THE SECOND RESOLUTION

Editorial de "The Washington Post" del 26-2-03

The new draft resolution submitted to the U.N. Security Council by the United States and Britain this week has the advantage of simplicity. It asks only that the council judge whether Iraq has complied with the terms of the disarmament resolution unanimously approved by the council last Nov. 8. The language of Resolution 1441 is very precise: It offers Iraq a "final opportunity" to voluntarily disarm but says that false statements or omissions by Iraq in its weapons declaration, combined with failure "at any time . . . to cooperate fully," would be a "material breach" of the resolution. Chief U.N. inspector Hans Blix has reported to the council that Iraq's weapons declaration was incomplete; he has also said in each of his reports that full cooperation has not been forthcoming. No council member disputes those findings. So the new resolution merely restates these uncontested facts, together with the inescapable conclusion: Saddam Hussein has failed in his "final opportunity."

Council members who oppose this text will not be resisting some unilateral diktat from the Bush administration; they will be voting to repudiate a U.N. resolution adopted little more than three months ago. No wonder that French President Jacques Chirac, who last fall insisted on the idea of a second resolution, now argues with equal fervor that none is necessary. And that is only the first of his contradictions. In their effort to free themselves from the Security Council's solemn commitments, the French and their German and Russian allies have adopted a position that is as convoluted as the new resolution is simple.
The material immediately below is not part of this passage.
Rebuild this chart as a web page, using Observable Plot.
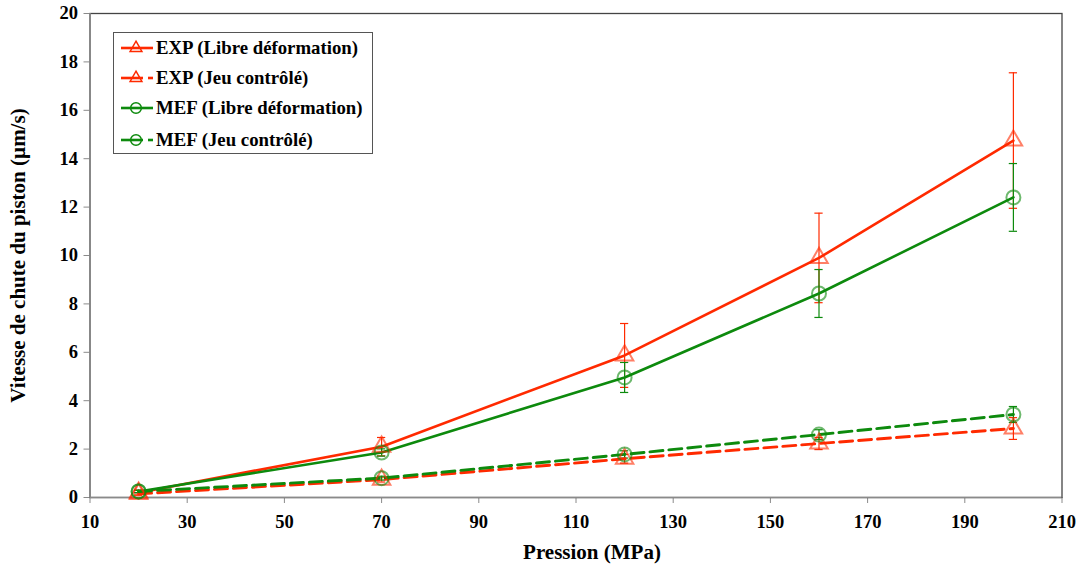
<!DOCTYPE html>
<html>
<head>
<meta charset="utf-8">
<script src="https://cdn.jsdelivr.net/npm/d3@7"></script>
<script src="https://cdn.jsdelivr.net/npm/@observablehq/plot@0.6"></script>
<style>
  html, body { margin: 0; padding: 0; background: #fff; }
  #wrap { position: relative; width: 1082px; height: 564px; font-family: "Liberation Serif", "DejaVu Serif", serif; }
  #legend { position: absolute; left: 113px; top: 32px; width: 260px; height: 122px; border: 1px solid #555; background: #fff; box-sizing: border-box; }
  .item { position: absolute; left: 6px; height: 24px; display: flex; align-items: center; font-weight: bold; font-size: 18.8px; color: #000; white-space: nowrap; }
  .item svg { margin-right: 2px; }
</style>
</head>
<body>
<div id="wrap"><div id="chart"></div><div id="legend"></div></div>
<script>
const pressions = [20, 70, 120, 160, 200];
const seriesNames = ["EXP (Libre déformation)", "EXP (Jeu contrôlé)", "MEF (Libre déformation)", "MEF (Jeu contrôlé)"];
const expLibre = [0.2, 2.1, 5.87, 9.9, 14.75];
const expLibreErr = [0.1, 0.38, 1.32, 1.85, 2.8];
const expJeu = [0.15, 0.74, 1.6, 2.23, 2.85];
const expJeuErr = [0.05, 0.1, 0.18, 0.25, 0.45];
const mefLibre = [0.25, 1.86, 4.96, 8.43, 12.4];
const mefLibreErr = [0.05, 0.15, 0.62, 0.99, 1.4];
const mefJeu = [0.25, 0.8, 1.78, 2.6, 3.43];
const mefJeuErr = [0.05, 0.08, 0.15, 0.2, 0.33];
const xTicks = [10, 30, 50, 70, 90, 110, 130, 150, 170, 190, 210];
const yTicks = [0, 2, 4, 6, 8, 10, 12, 14, 16, 18, 20];

const RED = "#ff2a00", GREEN = "#0d8a0d";
const styles = [
  {color: RED, dash: null, symbol: "triangle"},
  {color: RED, dash: "13,6", symbol: "triangle"},
  {color: GREEN, dash: null, symbol: "circle"},
  {color: GREEN, dash: "13,6", symbol: "circle"}
];
const vals = [expLibre, expJeu, mefLibre, mefJeu];
const errs = [expLibreErr, expJeuErr, mefLibreErr, mefJeuErr];

const rows = [];
seriesNames.forEach((s, i) => pressions.forEach((p, j) => rows.push({s, i, x: p, y: vals[i][j], e: errs[i][j]})));
const capW = 0.85;

const marks = [
  Plot.frame({stroke: "#444", strokeWidth: 1.3}),
  Plot.ruleX([10], {stroke: "#8a8a8a", strokeWidth: 1.5}),
  Plot.ruleY([0], {stroke: "#8a8a8a", strokeWidth: 1.5})
];
[0, 2, 1, 3].forEach(i => {
  const d = rows.filter(r => r.i === i);
  const c = styles[i].color;
  marks.push(Plot.ruleX(d, {x: "x", y1: r => r.y - r.e, y2: r => r.y + r.e, stroke: c, strokeWidth: 1.2}));
  marks.push(Plot.ruleY(d, {y: r => r.y + r.e, x1: r => r.x - capW, x2: r => r.x + capW, stroke: c, strokeWidth: 1.2}));
  marks.push(Plot.ruleY(d, {y: r => r.y - r.e, x1: r => r.x - capW, x2: r => r.x + capW, stroke: c, strokeWidth: 1.2}));
});
[0, 2, 1, 3].forEach(i => {
  const d = rows.filter(r => r.i === i);
  const st = styles[i];
  marks.push(Plot.line(d, {x: "x", y: "y", stroke: st.color, strokeWidth: st.dash ? 2.9 : 2.6, strokeDasharray: st.dash, curve: "linear"}));
});
[0, 1, 2, 3].forEach(i => {
  const d = rows.filter(r => r.i === i);
  const st = styles[i];
  marks.push(Plot.dot(d, {x: "x", y: "y", symbol: st.symbol, r: st.symbol === "triangle" ? 6.5 : 7, stroke: st.color, strokeWidth: 2, strokeOpacity: 0.6, fill: "none", style: "filter: drop-shadow(1px 2px 1.5px rgba(0,0,0,0.35))"}));
});

const chart = Plot.plot({
  width: 1082,
  height: 564,
  marginLeft: 89.5,
  marginRight: 20.5,
  marginTop: 13,
  marginBottom: 67,
  style: {fontFamily: "'Liberation Serif', serif", fontWeight: "bold", fontSize: "18.5px", color: "#000", background: "#fff"},
  x: {domain: [10, 210]},
  y: {domain: [0, 20]},
  marks: [
    Plot.axisX({ticks: xTicks, stroke: "#8a8a8a", tickSize: 6, tickPadding: 11, fontSize: 18.5, fontWeight: "bold", label: "Pression (MPa)", labelAnchor: "center", labelArrow: "none", labelOffset: 61}),
    Plot.axisY({ticks: yTicks, stroke: "#8a8a8a", tickSize: 6, tickPadding: 6, fontSize: 18.5, fontWeight: "bold", label: "Vitesse de chute du piston (µm/s)", labelAnchor: "center", labelArrow: "none", labelOffset: 80}),
    ...marks
  ]
});
document.getElementById("chart").appendChild(chart);
d3.select(chart).selectAll("[aria-label='x-axis label'] text, [aria-label='y-axis label'] text").style("font-size", "21px");
d3.select(chart).selectAll("[aria-label='x-axis label'] text").attr("dx", 16);

const legend = d3.select("#legend");
const tops = [3, 33, 63, 95];
seriesNames.forEach((s, i) => {
  const st = styles[i];
  const it = legend.append("div").attr("class", "item").style("top", tops[i] + "px");
  const sv = it.append("svg").attr("width", 34).attr("height", 20);
  if (st.dash) {
    sv.append("line").attr("x1", 1).attr("x2", 23).attr("y1", 10).attr("y2", 10).attr("stroke", st.color).attr("stroke-width", 2.6);
    sv.append("line").attr("x1", 28).attr("x2", 33).attr("y1", 10).attr("y2", 10).attr("stroke", st.color).attr("stroke-width", 2.6);
  } else {
    sv.append("line").attr("x1", 1).attr("x2", 33).attr("y1", 10).attr("y2", 10).attr("stroke", st.color).attr("stroke-width", 2.6);
  }
  const sym = d3.symbol(st.symbol === "triangle" ? d3.symbolTriangle : d3.symbolCircle, st.symbol === "triangle" ? 60 : 90)();
  sv.append("path").attr("d", sym).attr("transform", "translate(16,10)").attr("fill", "none").attr("stroke", st.color).attr("stroke-width", 1.5);
  it.append("span").text(s);
});
</script>
</body>
</html>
A memorandum distributed by their governments Monday begins by acknowledging the main point: Iraqi cooperation "is not yet fully satisfactory," as required by 1441. Yet rather than follow the resolution's terms, the opponents instead propose a very different scheme -- that of an earlier resolution, 1284, adopted in December 1999. Mr. Chirac's government and that of Russia fought fiercely to block or weaken that resolution, and neither voted for it. Yet now they unashamedly champion the plan, which calls for the inspectors to draw up a list of "remaining disarmament tasks" for Iraq, along with a timeline for accomplishing them. Iraqi disarmament would be limited to those areas stipulated in advance by the inspectors -- thus excluding any stockpiles that have not already been identified -- and there would be no penalty for failing to complete the work. On the contrary, 1284 would mandate that sanctions on Iraq be suspended after 120 days if Iraq is judged to have made "progress" on its assigned tasks. Paris and Moscow already argue that such progress is being made; if their scheme were adopted, they could be expected to demand a lifting of sanctions on July 1, even if Iraq's chemical and biological weapons remained undiscovered.

All this may sound like a legalistic debate over the wording of resolutions, but vital principles lie behind it. Resolution 1441, which the Bush administration painstakingly negotiated with the French and Russians, says what it does because past attempts to disarm an unwilling Iraq with U.N. inspections had failed. Saddam Hussein this time was to be offered a stark choice between immediate voluntary disarmament and "serious consequences," which all understood to mean war. This was a sound strategy, and it might have succeeded had the forceful message not been quickly undermined by the French and their allies. The most damaging contradiction in their position is this: They would insist that the United States act through multilateral institutions such as the Security Council; but they themselves will not support those institutions if the outcome is a sanctioned exercise of U.S. power. That's because their priority is not disarming rogue states, or strengthening world government, or even preventing war per se. It is, rather, to neutralize what the French call the American "hyperpower." When its security is threatened, there is no reason for the United States to accept such paralysis -- especially when it has the unambiguous terms of U.N. resolutions on its side.